(begin)

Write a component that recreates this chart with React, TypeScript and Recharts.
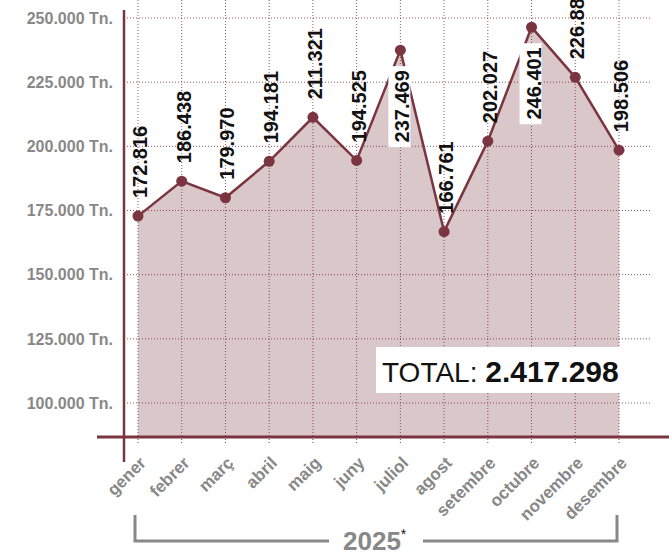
import { Area, CartesianGrid, ComposedChart, LabelList, XAxis, YAxis } from "recharts";

const months = ["gener", "febrer", "març", "abril", "maig", "juny", "juliol", "agost", "setembre", "octubre", "novembre", "desembre"];
const tonnes = [172816, 186438, 179970, 194181, 211321, 194525, 237469, 166761, 202027, 246401, 226883, 198506];
const yTicks = [100000, 125000, 150000, 175000, 200000, 225000, 250000];
const yearLabel = "2025";
// months whose value label sits under the point, on a white box
const labelsBelow = ["juliol", "octubre"];

const MAROON = "#7b3541";
const GREY = "#888888";
const FONT = '"Liberation Sans", Arial, Helvetica, sans-serif';
const W = 669;
const H = 554;

const fmt = (v: number) => String(Math.round(v)).replace(/\B(?=(\d{3})+(?!\d))/g, ".");

const data = months.map((m, i) => ({ month: m, value: tonnes[i] }));
const total = tonnes.reduce((a, b) => a + b, 0);

const MonthTick = ({ x, y, payload }: any) => {
    const ax = x + 9;
    const ay = y + 19;
    return (
        <text x={ax} y={ay} transform={`rotate(-45 ${ax} ${ay})`} textAnchor="end"
            fill={GREY} fontSize={17} fontWeight="bold" fontFamily={FONT}>
            {payload.value}
        </text>
    );
};

const ValueLabel = (props: any) => {
    const { x, y, value, index } = props;
    const text = fmt(value);
    const bx = x + 9;
    if (labelsBelow.includes(months[index])) {
        const top = y + 20;
        const len = 72;
        return (
            <g>
                <rect x={bx - 21} y={top - 4} width={22} height={len + 9} fill="#fff" />
                <text x={bx} y={top} transform={`rotate(-90 ${bx} ${top})`} textAnchor="end"
                    fill="#111" fontSize={20} fontWeight="bold" fontFamily={FONT}>{text}</text>
            </g>
        );
    }
    const bottom = y - 18;
    return (
        <text x={bx} y={bottom} transform={`rotate(-90 ${bx} ${bottom})`} textAnchor="start"
            fill="#111" fontSize={20} fontWeight="bold" fontFamily={FONT}>{text}</text>
    );
};

const App = () => {
    return (
        <div style={{ position: "absolute", left: 0, top: 0, width: W, height: H }}>
            <ComposedChart width={W} height={H} data={data} margin={{ top: 0, right: 19, bottom: 0, left: 0 }}>
                <CartesianGrid stroke={MAROON} strokeDasharray="1 2" strokeOpacity={0.85} syncWithTicks />
                <XAxis dataKey="month" height={117} padding={{ left: 14, right: 31 }} axisLine={false}
                    tickLine={{ stroke: MAROON, strokeDasharray: "1 2" }} tickSize={6} tickMargin={2}
                    interval={0} tick={<MonthTick />} />
                <YAxis type="number" width={124} domain={[86753, 257013]} ticks={yTicks} axisLine={false}
                    tickLine={false} tickSize={0} tickMargin={11} tickFormatter={(v: number) => `${fmt(v)} Tn.`}
                    tick={{ fill: GREY, fontSize: 16, fontWeight: "bold", fontFamily: FONT }} />
                <Area type="linear" dataKey="value" stroke={MAROON} strokeWidth={2.5} fill={MAROON}
                    fillOpacity={0.28}
                    dot={{ r: 5.5, fill: MAROON, fillOpacity: 1, stroke: MAROON, strokeWidth: 0 }}
                    activeDot={false} isAnimationActive={false}>
                    <LabelList dataKey="value" content={ValueLabel} />
                </Area>
            </ComposedChart>
            <svg width={W} height={H} style={{ position: "absolute", left: 0, top: 0, pointerEvents: "none" }}>
                <line x1={124} y1={10} x2={124} y2={462} stroke={MAROON} strokeWidth={2.5} />
                <line x1={97} y1={437} x2={W} y2={437} stroke={MAROON} strokeWidth={3} />
                <rect x={376} y={347} width={244} height={46} fill="#fff" />
                <text x={382} y={382} fontFamily={FONT} fontSize={28} fill="#111">
                    TOTAL: <tspan fontWeight="bold" fontSize={30}>{fmt(total)}</tspan>
                </text>
                <polyline points="135,515 135,541 329,541" fill="none" stroke={GREY} strokeWidth={3} />
                <polyline points="423,541 617,541 617,515" fill="none" stroke={GREY} strokeWidth={3} />
                <text x={343} y={550} fontFamily={FONT} fontSize={26} fontWeight="bold" fill={GREY}>
                    {yearLabel}
                    <tspan fill="#111" fontSize={14} fontWeight="normal" dy={-11}>*</tspan>
                </text>
            </svg>
        </div>
    );
};

export default App;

(end)

**WHAT THE EXERCISE ASKS:** Starting at the top of the listing above, please restate word for word each line up to and including the one that holds "LabelList, XAxis, YAxis", omitting every image.

**ANSWER TO THE PROBLEM:**
Write a component that recreates this chart with React, TypeScript and Recharts.
import { Area, CartesianGrid, ComposedChart, LabelList, XAxis, YAxis } from "recharts";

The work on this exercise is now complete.